Famine threatens, they say
Famine is extreme scarcity of food, and while outright famine has not arrived, food shortages and malnutrition are a present reality for much of the country. The line between famine and lack is irrelevant for those who are starving. A famine on the scale of 1984, when Band Aid and Live Aid raised about $150M in relief for Ethiopia, is still unlikely. Logistics and medical understanding have improved. But the conditions haven't changed.
Too many people on too little land with too little, and too volatile, rainfall. Poor governance has resulted in failing to increase Ethiopia's hard-currency earnings. It has virtually no serious private business- with few jobs outside the state sector. Almost three quarters of the population may be under- or unemployed. 80% of Ethiopia's population of 80M people live off the land. They are facing a possible doubling of their population by 2050. Farming methods are still too basic to sustain it even when the rains are good.

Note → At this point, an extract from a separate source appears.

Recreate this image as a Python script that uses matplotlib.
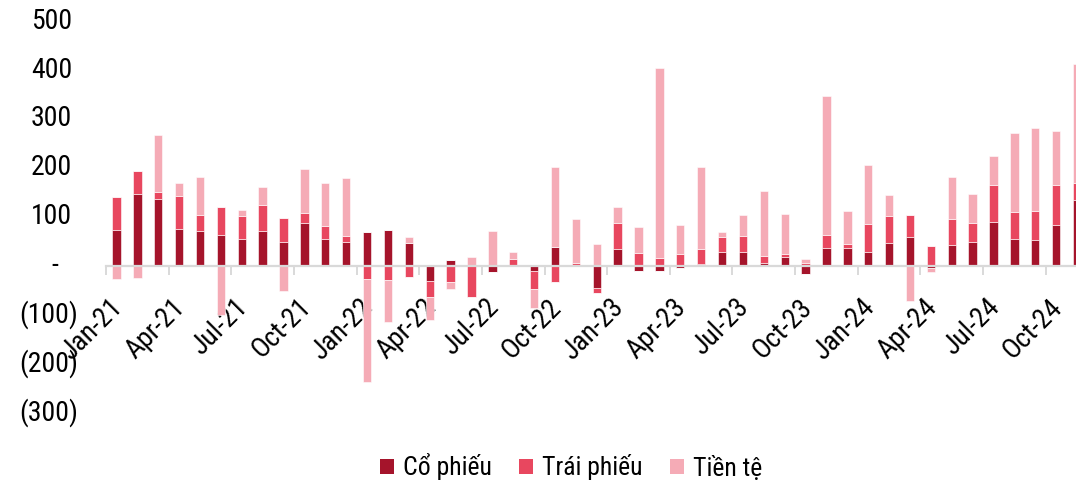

In Goru Gutu, in Eastern Ethiopia, the average daily labouring wage is 80 cents, not enough to live on. They till soil by hand, dig ditches, and do whatever it takes to buy a few cups of grain to keep their families alive. Now, no one is eating. There were hailstorms, rains that came too late, then rains that fell too heavily, as well as infestations of insects. It is this way across the South and East. So now 4.5M more people need emergency food on top of the 5M that already receive aid, according to the UN World Food Programme.
One individual, Hindiya, 18 months old, is puffed up by edema, a protein deficiency. If she survives, she may still suffer mental and physical stunting, heart disorders, and a weakened immune system. The skin on her calves and heel has split wide open, putting her in excruciating pain. No one in her family has ever eaten meat.
The government owns the land, and yearns to shed its reputation as the world's poster child for famine. The only future is resettlement to areas of more fertile land. Goro Gutu would have to move 4000 people out a year, with an ungrowing population; however, the population might grow, and the government only has a budget to shift a few hundred.
Ethiopia's chances of progress look bleak.
Monty Python's Flying Circus sings, "Always look on the bright side of life!"
Just think what a few billionaires investing in a situation like this might do. And I don't mean buy the world a Coke, although that might be cool, as well. Structurally, the world has got to get with it. 80 cents??